Process or Not? That Is the Question
“No matter whether it’s polymers or wheels, a machine vision system is about making adjustments to the process based on the available information,” says Nicholas Tebeau, Manager of Vision Solutions at LEONI (Lake Orion, Michigan). “The ideal being a true closed loop where, for example, I measure the temperature of an object and if it’s cold, the system turns up the oven. It’s not always so straightforward in process manufacturing industries, but you’re still doing something with information to improve the overall process.”
While furnaces and mixers are closed, and cameras are of little use for extracting meaningful information from the maelstrom inside, as long as there is some visual factor associated with a processed material, then machine vision can benefit a traditional manufacturing process.
For example, LEONI recently was asked to determine whether a polymer-coated surface had the right friction coefficient. Taking a picture of the polymer surface wasn’t a viable solution, but by running an image through a Fourier transform and looking at frequency patterns, Tebeau was able to verify that the individual polymers on a metal surface were sufficiently ground to minimize friction.
In another polymer-based application, a customer needed to know that a Teflon powder was cooked to the correct temperature to deliver the requisite material properties for a downstream application. The color of the Teflon powder was directly related to the temperature and duration of the heating process. By measuring the color, LEONI was able to verify the Teflon manufacturing process even though it had no direct way to image the Teflon during heat treatment.
Calibrating the Process
Each year, U.S. agricultural equipment manufacturers buy several specialized line-scan cameras from Imaging Solutions Group Inc. (Fairport, New York). “John Deere manufactures the equipment farmers pull behind a tractor to put seeds in the ground,” explains ISG Co-founder Kerry Van Iseghem. “The seeds can’t be too close, no matter if the tractor is running full-out mid-row or slowing down to make a turn. To verify that the equipment is seeding the ground at the right interval, John Deere uses ISG’s line-scan cameras to count seeds and spacing as test units are put through their paces. We keep telling them they should install the camera on every tractor and they won’t have to worry about spacing ever again, but we haven’t won that battle.”

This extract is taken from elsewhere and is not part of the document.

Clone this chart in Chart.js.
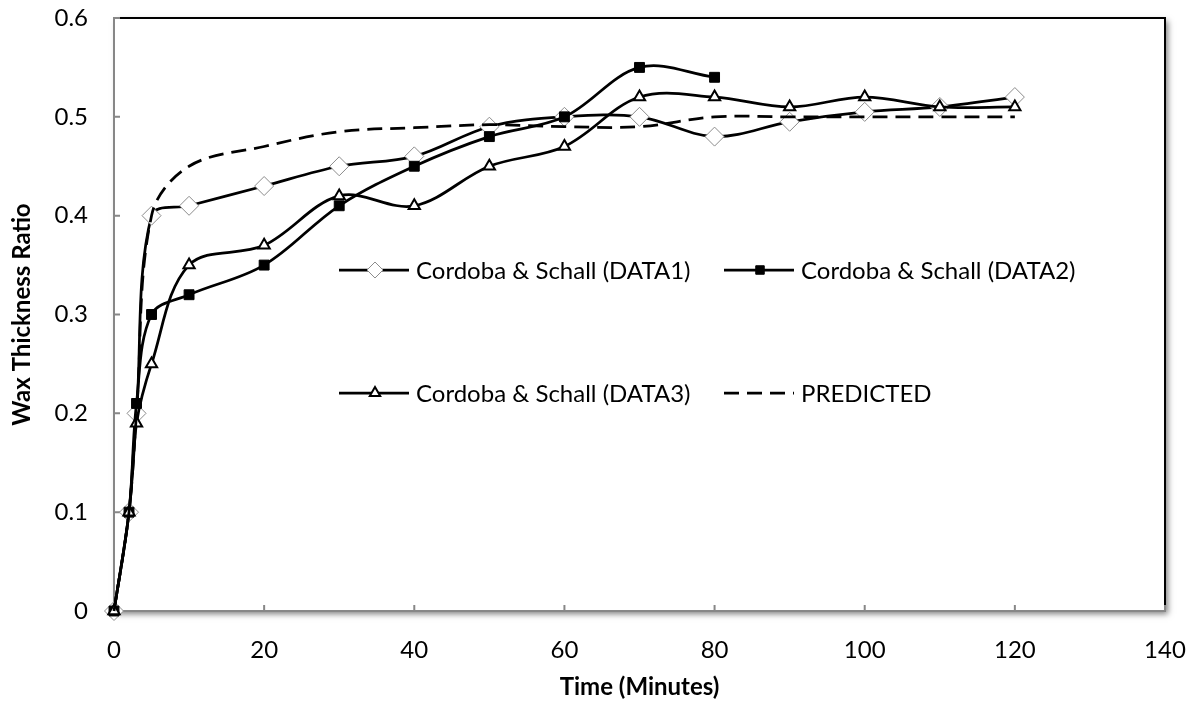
<!DOCTYPE html>
<html>
<head>
<meta charset="utf-8">
<script src="https://cdn.jsdelivr.net/npm/chart.js@4.4.0/dist/chart.umd.min.js"></script>
<style>
  html, body { margin: 0; padding: 0; background: #fff; }
  #wrap { width: 1192px; height: 702px; position: relative; }
</style>
</head>
<body>
<div id="wrap"><canvas id="wax_chart"></canvas></div>
<script>
// values
var timeMinutes = [0, 2, 3, 5, 10, 20, 30, 40, 50, 60, 70, 80, 90, 100, 110, 120];
var data1 = [0, 0.1, 0.2, 0.4, 0.41, 0.43, 0.45, 0.46, 0.49, 0.5, 0.5, 0.48, 0.495, 0.505, 0.51, 0.52];
var data2Time = [0, 2, 3, 5, 10, 20, 30, 40, 50, 60, 70, 80];
var data2 = [0, 0.1, 0.21, 0.3, 0.32, 0.35, 0.41, 0.45, 0.48, 0.5, 0.55, 0.54];
var data3 = [0, 0.1, 0.19, 0.25, 0.35, 0.37, 0.42, 0.41, 0.45, 0.47, 0.52, 0.52, 0.51, 0.52, 0.51, 0.51];
var predicted = [0, 0.1, 0.2, 0.4, 0.45, 0.47, 0.485, 0.489, 0.492, 0.49, 0.49, 0.5, 0.5, 0.5, 0.5, 0.5];
var seriesLabels = ['Cordoba & Schall (DATA1)', 'Cordoba & Schall (DATA2)', 'Cordoba & Schall (DATA3)', 'PREDICTED'];
var xTitle = 'Time (Minutes)';
var yTitle = 'Wax Thickness Ratio';
var xMax = 140, xStep = 20;
var yMax = 0.6, yStep = 0.1;

var axisGray = '#878787';

function toPoints(xs, ys) {
  var pts = [];
  for (var i = 0; i < ys.length; i++) {
    pts.push({ x: xs[i], y: ys[i] });
  }
  return pts;
}

// Excel style plot frame: white box with soft shadow, gray axes, inward ticks
var plotFramePlugin = {
  id: 'plotFrame',
  beforeDatasetsDraw: function(chart) {
    var ctx = chart.ctx;
    var a = chart.chartArea;
    var xs = chart.scales.x;
    var ys = chart.scales.y;
    ctx.save();
    ctx.shadowColor = 'rgba(0,0,0,0.5)';
    ctx.shadowBlur = 6;
    ctx.shadowOffsetX = 3;
    ctx.shadowOffsetY = 3;
    ctx.fillStyle = '#fff';
    ctx.fillRect(a.left, a.top, a.right - a.left, a.bottom - a.top);
    ctx.restore();

    ctx.save();
    ctx.lineWidth = 2;
    ctx.strokeStyle = '#000';
    ctx.beginPath();
    ctx.moveTo(a.left, a.top);
    ctx.lineTo(a.right, a.top);
    ctx.lineTo(a.right, a.bottom);
    ctx.stroke();

    ctx.strokeStyle = axisGray;
    ctx.beginPath();
    ctx.moveTo(a.left, a.top - 1);
    ctx.lineTo(a.left, a.bottom);
    ctx.lineTo(a.right + 1, a.bottom);
    ctx.stroke();

    ctx.beginPath();
    ys.ticks.forEach(function(t) {
      var py = ys.getPixelForValue(t.value);
      ctx.moveTo(a.left, py);
      ctx.lineTo(a.left + 6, py);
    });
    xs.ticks.forEach(function(t) {
      var px = xs.getPixelForValue(t.value);
      ctx.moveTo(px, a.bottom);
      ctx.lineTo(px, a.bottom - 6);
    });
    ctx.stroke();
    ctx.restore();
  }
};

// legend sits inside the plot, two columns by two rows
var legendSlots = [
  { x: 339, y: 270 },
  { x: 724, y: 270 },
  { x: 339, y: 393 },
  { x: 724, y: 393 }
];
var legendMarkerRadius = [8, 6, 6, 0];

var insideLegendPlugin = {
  id: 'insideLegend',
  afterDatasetsDraw: function(chart) {
    var ctx = chart.ctx;
    chart.data.datasets.forEach(function(ds, i) {
      var slot = legendSlots[i];
      ctx.save();
      ctx.strokeStyle = ds.borderColor;
      ctx.lineWidth = ds.borderWidth;
      ctx.setLineDash(ds.borderDash || []);
      ctx.beginPath();
      ctx.moveTo(slot.x, slot.y);
      ctx.lineTo(slot.x + 70, slot.y);
      ctx.stroke();
      ctx.setLineDash([]);
      if (legendMarkerRadius[i] > 0) {
        ctx.fillStyle = ds.pointBackgroundColor;
        ctx.strokeStyle = ds.pointBorderColor;
        ctx.lineWidth = ds.pointBorderWidth;
        Chart.helpers.drawPoint(ctx, {
          pointStyle: ds.pointStyle,
          radius: legendMarkerRadius[i],
          rotation: 0,
          borderWidth: ds.pointBorderWidth
        }, slot.x + 36, slot.y);
      }
      ctx.fillStyle = '#000';
      ctx.font = '24px Lato';
      ctx.textBaseline = 'middle';
      ctx.textAlign = 'left';
      ctx.fillText(ds.label, slot.x + 77, slot.y + 1);
      ctx.restore();
    });
  }
};

Chart.defaults.font.family = 'Lato';
Chart.defaults.font.size = 24;
Chart.defaults.color = '#000';

var ctx = document.getElementById('wax_chart').getContext('2d');
var waxChart = new Chart(ctx, {
  type: 'line',
  data: {
    datasets: [
      {
        label: seriesLabels[0],
        data: toPoints(timeMinutes, data1),
        borderColor: '#000',
        borderWidth: 2.75,
        tension: 0.35,
        pointStyle: 'rectRot',
        pointRadius: 9.5,
        pointBackgroundColor: '#fff',
        pointBorderColor: '#8c8c8c',
        pointBorderWidth: 1,
        clip: false,
        order: 4
      },
      {
        label: seriesLabels[1],
        data: toPoints(data2Time, data2),
        borderColor: '#000',
        borderWidth: 2.75,
        tension: 0.35,
        pointStyle: 'rect',
        pointRadius: 7,
        pointBackgroundColor: '#000',
        pointBorderColor: '#000',
        pointBorderWidth: 1,
        clip: false,
        order: 3
      },
      {
        label: seriesLabels[2],
        data: toPoints(timeMinutes, data3),
        borderColor: '#000',
        borderWidth: 2.75,
        tension: 0.35,
        pointStyle: 'triangle',
        pointRadius: 6.5,
        pointBackgroundColor: '#fff',
        pointBorderColor: '#000',
        pointBorderWidth: 2,
        clip: false,
        order: 2
      },
      {
        label: seriesLabels[3],
        data: toPoints(timeMinutes, predicted),
        borderColor: '#000',
        borderWidth: 2.75,
        borderDash: [15, 8],
        tension: 0.35,
        pointRadius: 0,
        pointBackgroundColor: '#000',
        pointBorderColor: '#000',
        pointBorderWidth: 0,
        clip: false,
        order: 1
      }
    ]
  },
  options: {
    responsive: true,
    maintainAspectRatio: false,
    animation: false,
    events: [],
    layout: { padding: { top: 18, right: 27, left: 0, bottom: 0 } },
    plugins: {
      legend: { display: false },
      tooltip: { enabled: false }
    },
    scales: {
      x: {
        type: 'linear',
        min: 0,
        max: xMax,
        // invisible tick marks only push the labels away from the axis
        grid: { display: true, drawOnChartArea: false, drawTicks: true, tickLength: 25, color: 'rgba(0,0,0,0)' },
        border: { display: false },
        ticks: { stepSize: xStep, padding: 0, maxRotation: 0, autoSkip: false },
        title: {
          display: true,
          text: xTitle,
          font: { size: 24, weight: 'bold' },
          padding: { top: 0, bottom: 0 }
        },
        afterFit: function(scale) { scale.height = 91; }
      },
      y: {
        type: 'linear',
        min: 0,
        max: yMax,
        grid: { display: true, drawOnChartArea: false, drawTicks: true, tickLength: 26, color: 'rgba(0,0,0,0)' },
        border: { display: false },
        ticks: { stepSize: yStep, padding: 0 },
        title: {
          display: true,
          text: yTitle,
          font: { size: 24, weight: 'bold' },
          padding: { top: 8, bottom: 0 }
        },
        afterFit: function(scale) { scale.width = 114; }
      }
    }
  },
  plugins: [plotFramePlugin, insideLegendPlugin]
});
</script>
</body>
</html>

In another application, a customer wanted to verify steel I-beam extrusions as they emerged from the metal forging equipment. Often, thermal cameras would be used for measuring very hot objects such as glowing hot steel I-beams. However, this customer opted to use a 3 megapixel (MP) CMOS area-scan camera so that the vision system could check the presence of the beam as well as measure its dimensions. “CMOS was cost-effective, didn’t bloom, and didn’t have saturation like you would with a CCD camera,” Van Iseghem says.
Merging Machine Vision with Spectroscopy
For many processes, there is no substitute for collecting images in the infrared area of the spectrum. While IR cameras will yield some of the necessary information, for many process applications, end users need to look at many parts of the visible and IR spectrums.

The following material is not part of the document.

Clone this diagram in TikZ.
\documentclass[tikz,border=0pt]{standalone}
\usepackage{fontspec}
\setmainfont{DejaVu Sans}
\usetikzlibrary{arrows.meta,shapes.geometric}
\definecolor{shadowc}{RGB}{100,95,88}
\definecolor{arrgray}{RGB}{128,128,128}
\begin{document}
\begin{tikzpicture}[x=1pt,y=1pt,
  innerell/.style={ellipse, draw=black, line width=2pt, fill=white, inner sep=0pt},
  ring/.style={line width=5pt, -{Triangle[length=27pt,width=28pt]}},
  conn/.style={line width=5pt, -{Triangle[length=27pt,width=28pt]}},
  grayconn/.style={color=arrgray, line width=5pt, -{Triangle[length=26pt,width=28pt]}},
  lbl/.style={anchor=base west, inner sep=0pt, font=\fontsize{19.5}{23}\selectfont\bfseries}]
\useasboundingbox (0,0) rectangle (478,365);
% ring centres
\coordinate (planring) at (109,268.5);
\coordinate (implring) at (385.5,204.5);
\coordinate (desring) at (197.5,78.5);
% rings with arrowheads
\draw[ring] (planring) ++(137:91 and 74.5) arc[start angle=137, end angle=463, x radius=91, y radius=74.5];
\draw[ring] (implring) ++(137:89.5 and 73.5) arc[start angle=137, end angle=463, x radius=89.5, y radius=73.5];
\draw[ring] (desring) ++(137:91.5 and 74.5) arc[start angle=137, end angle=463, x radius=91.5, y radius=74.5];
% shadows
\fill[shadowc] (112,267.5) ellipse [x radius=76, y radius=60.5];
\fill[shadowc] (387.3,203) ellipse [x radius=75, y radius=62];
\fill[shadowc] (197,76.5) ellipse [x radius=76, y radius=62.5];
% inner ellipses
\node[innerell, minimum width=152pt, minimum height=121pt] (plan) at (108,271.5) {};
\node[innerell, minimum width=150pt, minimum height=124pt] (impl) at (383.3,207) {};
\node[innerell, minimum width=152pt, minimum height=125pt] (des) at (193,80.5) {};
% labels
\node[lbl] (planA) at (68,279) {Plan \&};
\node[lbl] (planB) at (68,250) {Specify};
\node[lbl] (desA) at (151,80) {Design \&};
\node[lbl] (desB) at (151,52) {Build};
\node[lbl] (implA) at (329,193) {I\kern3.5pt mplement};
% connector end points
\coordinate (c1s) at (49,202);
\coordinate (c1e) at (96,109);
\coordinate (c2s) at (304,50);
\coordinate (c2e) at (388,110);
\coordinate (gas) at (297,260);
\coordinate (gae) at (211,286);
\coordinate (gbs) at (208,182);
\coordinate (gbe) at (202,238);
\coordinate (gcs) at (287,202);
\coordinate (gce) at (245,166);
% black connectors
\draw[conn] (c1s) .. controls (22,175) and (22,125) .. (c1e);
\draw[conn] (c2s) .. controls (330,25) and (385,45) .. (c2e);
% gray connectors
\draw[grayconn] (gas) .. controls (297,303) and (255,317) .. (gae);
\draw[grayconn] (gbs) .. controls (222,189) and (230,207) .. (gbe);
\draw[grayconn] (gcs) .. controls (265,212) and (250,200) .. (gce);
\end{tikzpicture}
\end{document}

EVK DI Kerschhaggl GmbH (Raaba, Austria) offers its HELIOS camera with near-infrared (NIR) spectroscopy and industrial image-processing capabilities. HELIOS displays hyperspectral imaging data as chemical colors that consequently can be processed by industrial image-processing methods.
In recent years, the HELIOS has helped McDonald’s limit the number of burned French fries by helping potato processors identify fries with high sugar content at their ends, which leads to burning in the fryer. The application won an International FoodTech Award in 2012. The same technology has been used in plastic sorting and recycling, as well as the mining industry for identifying mineral-rich rocks.
“Spectroscopy is a proven technology in lab environments,” says Sieglinde Kepplinger, Product Marketing Manager at EVK DI Kerschhaggl. “Our HSI line-scan camera systems enable real-time applications in the processing industries by helping them to ‘picture the invisible.’ Our cameras’ internal classification and sort functions make it easy to replace color cameras. And the easy-to-use software allows customers to develop their own applications, even with limited knowledge of hyperspectral imaging technology.”
While process industry traditionalists may not agree that every application is a process application, by looking beyond the immediate, the visible, and the obvious, the machine vision designer can help bring large-area quality inspection to traditional process industries and further improve their productivity and profitability.